**Written task:** Scan the entries below. List each line with "LaTeX".

**Records to process:**

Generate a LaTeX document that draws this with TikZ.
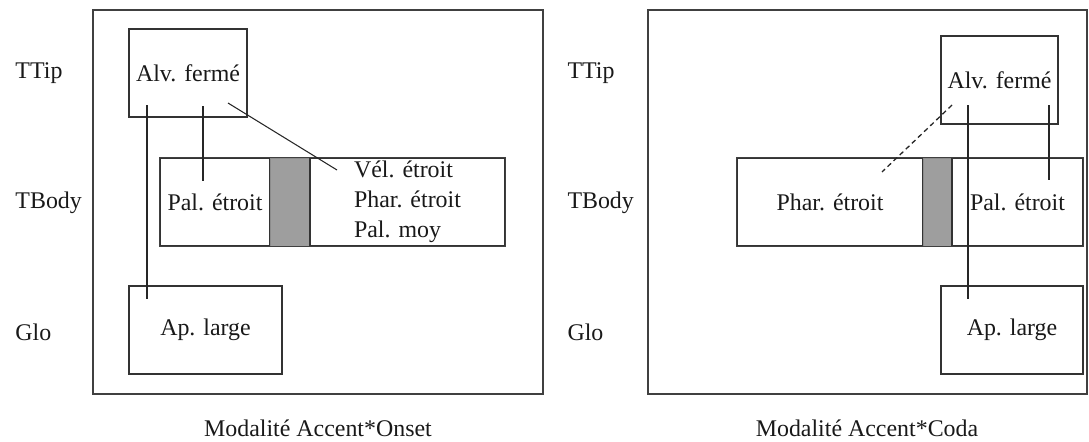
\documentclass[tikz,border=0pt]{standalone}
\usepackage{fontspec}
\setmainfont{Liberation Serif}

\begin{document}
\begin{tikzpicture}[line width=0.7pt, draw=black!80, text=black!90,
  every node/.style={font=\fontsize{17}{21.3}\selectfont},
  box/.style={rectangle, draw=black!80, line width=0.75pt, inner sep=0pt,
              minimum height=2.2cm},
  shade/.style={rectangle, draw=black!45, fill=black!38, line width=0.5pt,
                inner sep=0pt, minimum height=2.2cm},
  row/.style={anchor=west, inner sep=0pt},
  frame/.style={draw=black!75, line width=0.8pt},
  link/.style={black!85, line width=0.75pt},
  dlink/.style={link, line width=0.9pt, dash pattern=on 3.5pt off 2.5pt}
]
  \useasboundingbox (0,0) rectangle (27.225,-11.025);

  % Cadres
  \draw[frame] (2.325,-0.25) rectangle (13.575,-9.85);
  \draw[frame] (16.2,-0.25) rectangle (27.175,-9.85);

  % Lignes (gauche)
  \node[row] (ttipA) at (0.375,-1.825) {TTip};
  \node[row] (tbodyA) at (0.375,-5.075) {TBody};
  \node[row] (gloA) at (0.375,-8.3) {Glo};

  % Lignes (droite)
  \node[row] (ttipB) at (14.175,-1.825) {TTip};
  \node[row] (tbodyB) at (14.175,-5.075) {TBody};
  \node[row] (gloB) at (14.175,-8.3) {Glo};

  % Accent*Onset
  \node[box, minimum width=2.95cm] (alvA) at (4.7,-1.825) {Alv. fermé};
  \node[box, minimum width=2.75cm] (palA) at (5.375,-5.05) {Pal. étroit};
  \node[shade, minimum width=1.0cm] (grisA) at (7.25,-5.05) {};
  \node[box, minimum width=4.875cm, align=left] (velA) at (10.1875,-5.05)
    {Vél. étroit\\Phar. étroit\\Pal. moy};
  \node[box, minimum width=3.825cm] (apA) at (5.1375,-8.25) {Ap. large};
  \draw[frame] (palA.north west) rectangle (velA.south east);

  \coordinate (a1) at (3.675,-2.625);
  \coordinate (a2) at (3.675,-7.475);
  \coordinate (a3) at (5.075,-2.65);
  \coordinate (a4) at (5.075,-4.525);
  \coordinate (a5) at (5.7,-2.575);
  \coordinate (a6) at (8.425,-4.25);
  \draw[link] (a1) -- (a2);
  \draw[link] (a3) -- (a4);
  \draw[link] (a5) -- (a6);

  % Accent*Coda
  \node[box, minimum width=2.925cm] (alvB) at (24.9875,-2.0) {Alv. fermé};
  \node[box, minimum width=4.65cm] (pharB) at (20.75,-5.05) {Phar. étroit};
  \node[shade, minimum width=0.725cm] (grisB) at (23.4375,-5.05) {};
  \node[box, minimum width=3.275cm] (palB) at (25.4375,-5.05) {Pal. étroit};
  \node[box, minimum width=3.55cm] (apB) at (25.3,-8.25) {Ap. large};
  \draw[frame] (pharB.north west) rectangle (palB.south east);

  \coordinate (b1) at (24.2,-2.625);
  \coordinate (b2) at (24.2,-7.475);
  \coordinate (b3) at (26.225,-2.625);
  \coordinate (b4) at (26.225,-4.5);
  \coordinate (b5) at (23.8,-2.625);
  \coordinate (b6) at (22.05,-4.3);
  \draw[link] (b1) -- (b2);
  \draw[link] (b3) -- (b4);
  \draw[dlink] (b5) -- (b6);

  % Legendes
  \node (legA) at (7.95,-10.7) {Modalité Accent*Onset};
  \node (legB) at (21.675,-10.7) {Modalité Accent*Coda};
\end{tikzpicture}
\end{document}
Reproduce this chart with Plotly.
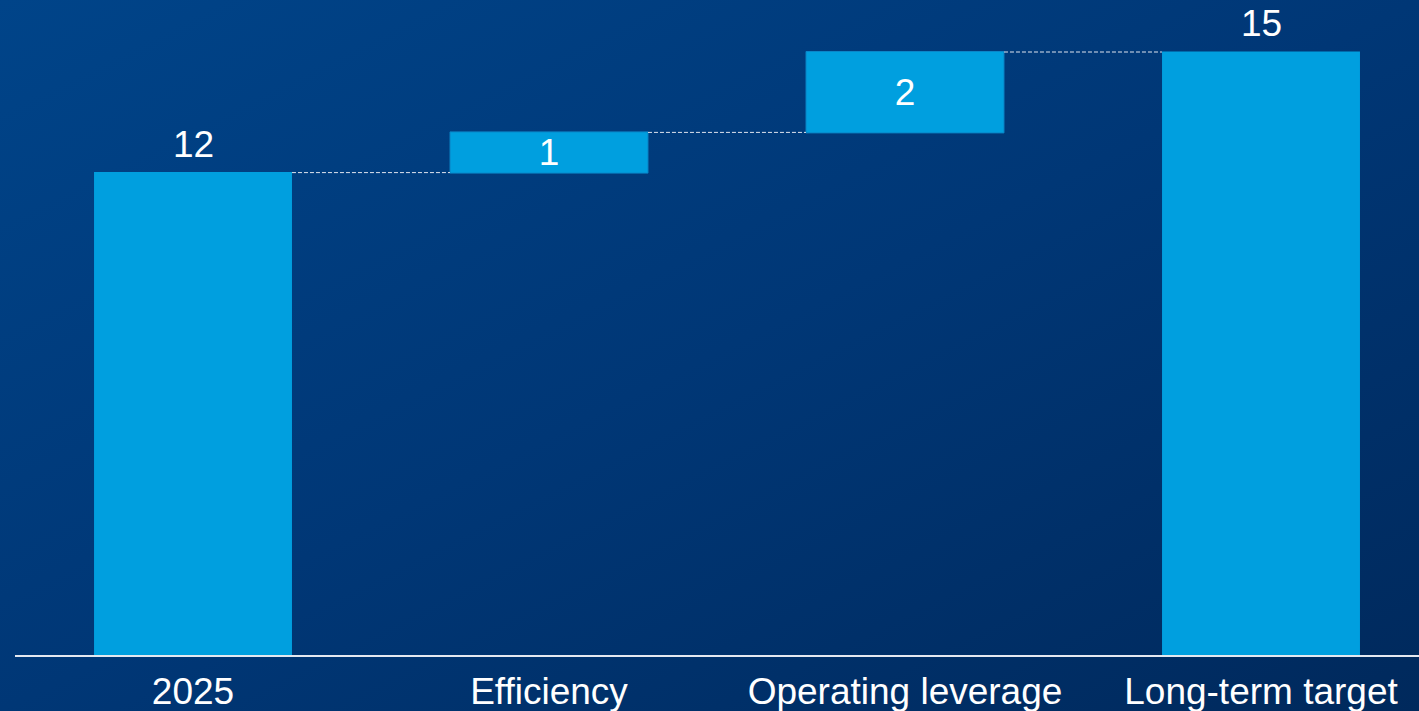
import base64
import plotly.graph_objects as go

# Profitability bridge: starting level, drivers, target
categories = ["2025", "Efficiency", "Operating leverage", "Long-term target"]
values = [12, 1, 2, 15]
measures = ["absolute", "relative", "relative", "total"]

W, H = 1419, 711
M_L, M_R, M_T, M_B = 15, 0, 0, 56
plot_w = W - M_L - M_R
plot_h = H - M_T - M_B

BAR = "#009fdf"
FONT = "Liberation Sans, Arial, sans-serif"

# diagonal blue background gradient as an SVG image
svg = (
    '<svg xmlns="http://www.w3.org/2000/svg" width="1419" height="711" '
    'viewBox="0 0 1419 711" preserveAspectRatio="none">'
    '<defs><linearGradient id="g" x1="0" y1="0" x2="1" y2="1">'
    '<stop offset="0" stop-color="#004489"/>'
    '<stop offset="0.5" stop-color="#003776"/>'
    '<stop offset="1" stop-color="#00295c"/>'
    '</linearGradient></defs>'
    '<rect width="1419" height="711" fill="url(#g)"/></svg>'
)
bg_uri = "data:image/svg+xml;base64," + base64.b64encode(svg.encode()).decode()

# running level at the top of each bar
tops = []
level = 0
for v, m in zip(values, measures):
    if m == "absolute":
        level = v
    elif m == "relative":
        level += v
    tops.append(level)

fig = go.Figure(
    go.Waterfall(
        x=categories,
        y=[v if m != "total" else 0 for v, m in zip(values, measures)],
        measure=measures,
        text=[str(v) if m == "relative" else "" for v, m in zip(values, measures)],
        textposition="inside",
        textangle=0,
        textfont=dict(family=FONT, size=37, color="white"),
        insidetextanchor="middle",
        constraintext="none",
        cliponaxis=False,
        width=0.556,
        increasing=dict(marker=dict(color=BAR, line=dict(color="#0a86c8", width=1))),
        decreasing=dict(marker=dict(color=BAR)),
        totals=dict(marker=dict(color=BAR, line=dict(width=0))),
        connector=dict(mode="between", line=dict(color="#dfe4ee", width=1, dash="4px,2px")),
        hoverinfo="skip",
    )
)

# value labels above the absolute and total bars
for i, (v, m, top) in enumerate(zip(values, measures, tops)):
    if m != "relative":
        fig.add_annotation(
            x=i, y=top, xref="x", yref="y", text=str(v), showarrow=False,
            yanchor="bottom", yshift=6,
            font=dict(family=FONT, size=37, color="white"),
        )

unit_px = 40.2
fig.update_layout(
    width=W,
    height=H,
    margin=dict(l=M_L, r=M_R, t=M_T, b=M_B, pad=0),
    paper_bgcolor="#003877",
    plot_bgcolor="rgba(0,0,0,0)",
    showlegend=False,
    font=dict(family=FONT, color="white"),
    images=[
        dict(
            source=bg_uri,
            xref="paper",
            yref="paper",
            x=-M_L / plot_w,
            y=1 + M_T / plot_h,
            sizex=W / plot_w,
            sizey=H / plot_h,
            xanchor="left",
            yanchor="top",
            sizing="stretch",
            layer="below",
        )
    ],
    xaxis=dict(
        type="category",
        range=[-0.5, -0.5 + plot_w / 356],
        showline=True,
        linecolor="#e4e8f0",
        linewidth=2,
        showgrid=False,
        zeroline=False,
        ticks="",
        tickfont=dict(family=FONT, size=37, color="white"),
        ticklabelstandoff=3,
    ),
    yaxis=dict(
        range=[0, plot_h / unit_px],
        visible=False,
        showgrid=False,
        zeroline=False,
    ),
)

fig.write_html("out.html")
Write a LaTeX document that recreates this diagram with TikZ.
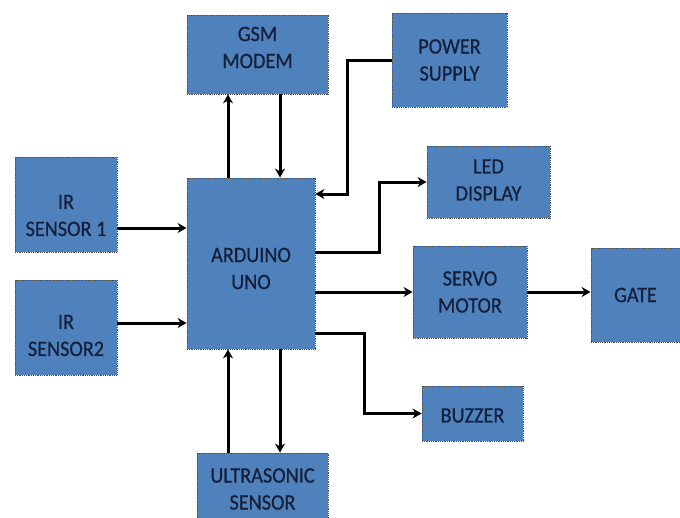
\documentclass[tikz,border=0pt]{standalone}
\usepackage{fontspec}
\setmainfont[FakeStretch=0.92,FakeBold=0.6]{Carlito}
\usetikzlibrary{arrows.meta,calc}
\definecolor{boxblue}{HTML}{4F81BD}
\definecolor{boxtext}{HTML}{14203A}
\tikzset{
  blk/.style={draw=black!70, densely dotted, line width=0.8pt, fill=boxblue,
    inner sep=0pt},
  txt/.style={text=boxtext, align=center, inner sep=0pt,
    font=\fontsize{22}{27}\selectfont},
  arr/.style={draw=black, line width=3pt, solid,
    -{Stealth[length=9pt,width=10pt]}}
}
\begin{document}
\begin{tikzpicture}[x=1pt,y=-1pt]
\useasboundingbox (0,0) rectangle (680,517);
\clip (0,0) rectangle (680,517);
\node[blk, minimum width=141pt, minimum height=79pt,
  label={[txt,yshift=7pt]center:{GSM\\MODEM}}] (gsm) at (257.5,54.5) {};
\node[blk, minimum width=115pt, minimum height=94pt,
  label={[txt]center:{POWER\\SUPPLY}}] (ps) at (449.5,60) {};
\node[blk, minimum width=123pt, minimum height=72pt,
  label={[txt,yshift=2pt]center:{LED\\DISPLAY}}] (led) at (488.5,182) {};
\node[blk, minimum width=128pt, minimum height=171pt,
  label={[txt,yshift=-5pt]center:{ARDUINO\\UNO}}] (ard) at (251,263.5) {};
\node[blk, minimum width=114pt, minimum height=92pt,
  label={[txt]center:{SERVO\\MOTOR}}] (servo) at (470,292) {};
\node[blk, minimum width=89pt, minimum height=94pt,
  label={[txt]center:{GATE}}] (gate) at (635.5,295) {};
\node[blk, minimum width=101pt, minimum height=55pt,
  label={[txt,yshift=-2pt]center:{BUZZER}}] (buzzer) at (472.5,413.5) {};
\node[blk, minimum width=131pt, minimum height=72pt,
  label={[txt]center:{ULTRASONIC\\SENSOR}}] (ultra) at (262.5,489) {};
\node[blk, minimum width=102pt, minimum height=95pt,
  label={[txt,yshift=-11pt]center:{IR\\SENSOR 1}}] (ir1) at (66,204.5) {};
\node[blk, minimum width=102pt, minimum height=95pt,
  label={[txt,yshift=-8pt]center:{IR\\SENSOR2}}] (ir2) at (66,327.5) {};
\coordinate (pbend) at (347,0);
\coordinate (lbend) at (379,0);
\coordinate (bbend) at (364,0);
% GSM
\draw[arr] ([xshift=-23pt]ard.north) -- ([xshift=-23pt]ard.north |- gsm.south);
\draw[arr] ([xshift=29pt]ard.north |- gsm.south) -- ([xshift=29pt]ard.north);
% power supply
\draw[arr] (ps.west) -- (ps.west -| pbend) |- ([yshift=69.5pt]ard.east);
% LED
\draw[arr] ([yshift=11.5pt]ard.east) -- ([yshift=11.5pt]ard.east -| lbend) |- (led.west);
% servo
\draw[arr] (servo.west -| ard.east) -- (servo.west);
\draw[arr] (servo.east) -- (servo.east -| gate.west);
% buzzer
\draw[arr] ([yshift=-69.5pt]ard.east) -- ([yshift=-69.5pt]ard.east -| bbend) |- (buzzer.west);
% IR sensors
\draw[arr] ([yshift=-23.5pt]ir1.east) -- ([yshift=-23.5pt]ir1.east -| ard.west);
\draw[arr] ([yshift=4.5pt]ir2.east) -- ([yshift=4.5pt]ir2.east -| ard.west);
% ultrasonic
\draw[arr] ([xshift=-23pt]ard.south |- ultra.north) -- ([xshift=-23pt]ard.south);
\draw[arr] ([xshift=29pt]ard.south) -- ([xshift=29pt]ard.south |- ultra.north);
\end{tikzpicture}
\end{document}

**Solution to the problem:**
Generate a LaTeX document that draws this with TikZ.
Write a LaTeX document that recreates this diagram with TikZ.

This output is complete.